There are only a few basic options available to us when faced with the complexities and contradictions of the Christian church.  (Do say if you can think of another!)

  • Ignore them all.  Many people who are not Christians choose this one.  You can't trust anybody: there is no point in looking any further, as you can make the Bible say anything you like; and you can claim to be a Christian and believe anything you like, because you can always find a Christian group which agrees with you.  Just forget about the pointless arguments, and turn on the TV.
  • Investigate them all.  Many academic theologians choose this one.  Finding out exactly who said and believed what, and why, and who they influenced, is a never-ending source of research material and publishable papers.
  • Trust the one you know.  Many ordinary Christians choose this one.  Obviously, my own tradition gets it mostly right (although there are probably a few minor details to sort out) and every other tradition is (obviously) wrong, so we can ignore those who disagree with us: they must be mistaken, mad or malicious, or some combination of the three. 

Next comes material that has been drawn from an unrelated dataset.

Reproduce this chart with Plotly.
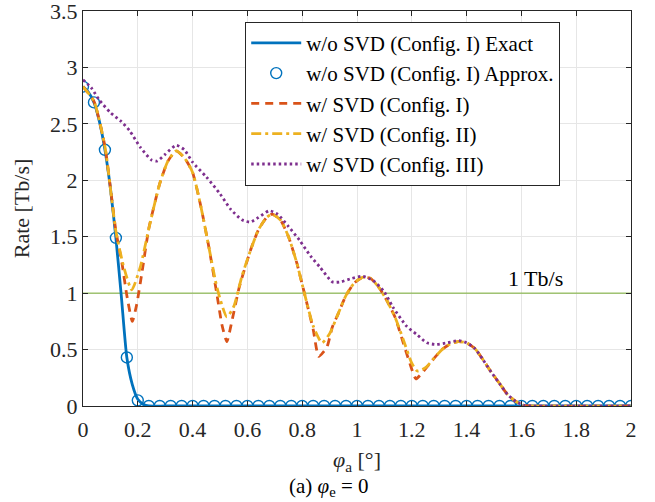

  • Ignore the doctrine.  Many ordinary liberal Christians choose this one.  The details don't matter: what counts is that deep down we really all want the same thing, and it's all about love so the theology is basically unimportant.
  • Investigate from the ground up.  Start with the things you can be most confident about, and see where you can get to.  Allow the significant people and movements to inform the investigation, but not to control it; use modern knowledge to seek an understanding which is as close as possible to that of the earliest Christians.